Externally, the system can answer a regulator's question, an auditor's request, or a customer's inquiry with the same underlying evidence. The form of the answer differs by audience, but the substrate is shared, and the cost of producing each form is bounded because the substrate was designed for the purpose. Organizations that have reached this state describe their AI governance program as boring, which is the highest compliment a mature operational practice can receive.

The cost of waiting

The argument against investing in governance now is usually some version of we will do it once we have figured out what we are building. The argument is intuitive and wrong. The systems you are building today are setting the patterns that the next ten years of your AI estate will inherit. Patterns are easier to set than to change, and an ungoverned pattern is harder to migrate out of than a governed one. Every new use case built on the ungoverned pattern increases the migration cost, and the cost crosses the threshold of impossibility quietly, without an announcement.

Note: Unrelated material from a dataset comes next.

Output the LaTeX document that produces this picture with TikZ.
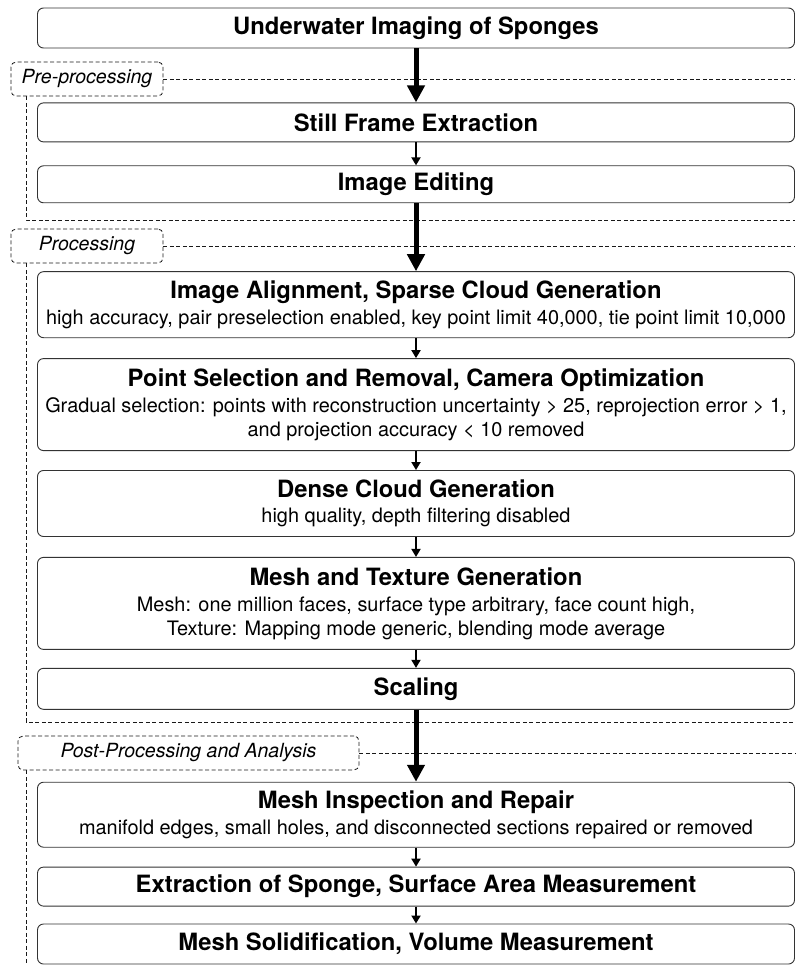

The leadership move is to fund the substrate before the substrate is obviously needed, on the strength of the experience of organizations that have already learned the lesson at higher cost. The funding is bounded — a small platform team, a clear charter, an eighteen-month roadmap — and the return arrives as accelerated delivery, reduced incident cost, and a regulatory posture that does not require apologies. The organizations that make this investment now will look, in three years, like they always had it together. The organizations that delay will look like they learned in public.